Why can’t a regular oven or grill replicate real tandoori chicken?
Standard ovens and grills cannot replicate authentic tandoori chicken because they lack the combination of extreme temperature, clay thermal mass, and continuous live-fire smoke interaction that a tandoor provides. A conventional oven peaks at around 260°C to 290°C — roughly half the temperature of a working tandoor — which means much longer cook times, greater moisture loss, and no smoke flavour at all. The clay walls of a tandoor also radiate heat from all directions simultaneously, cooking the chicken evenly in a way that neither a grill (one directional) nor an oven (circulating air only) can match.
Can I tell if a restaurant is using a real tandoor before I order?
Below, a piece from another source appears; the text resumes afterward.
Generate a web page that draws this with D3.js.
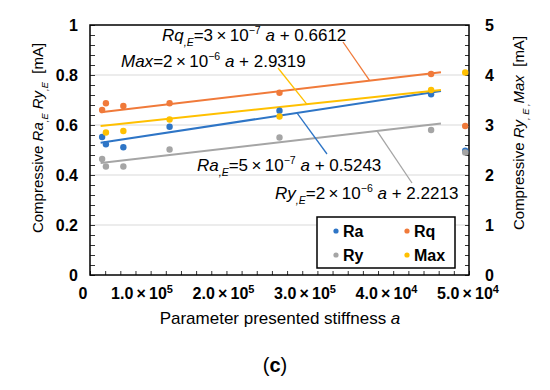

Yes — there are a few reliable indicators. Genuine tandoori chicken has a slightly irregular char pattern (because the meat hangs vertically near the clay walls and the heat isn’t perfectly uniform), a smoke aroma that you can detect from across the table, and a surface texture that’s firm and slightly crisp without being dry. Oven-roasted imitations tend to have more uniform colouring (often from food dye rather than natural spice reduction), a softer surface, and no discernible smoke note. You can also simply ask whether the restaurant uses a traditional clay tandoor — any kitchen that does will be happy to tell you, because it represents a real investment in equipment and technique.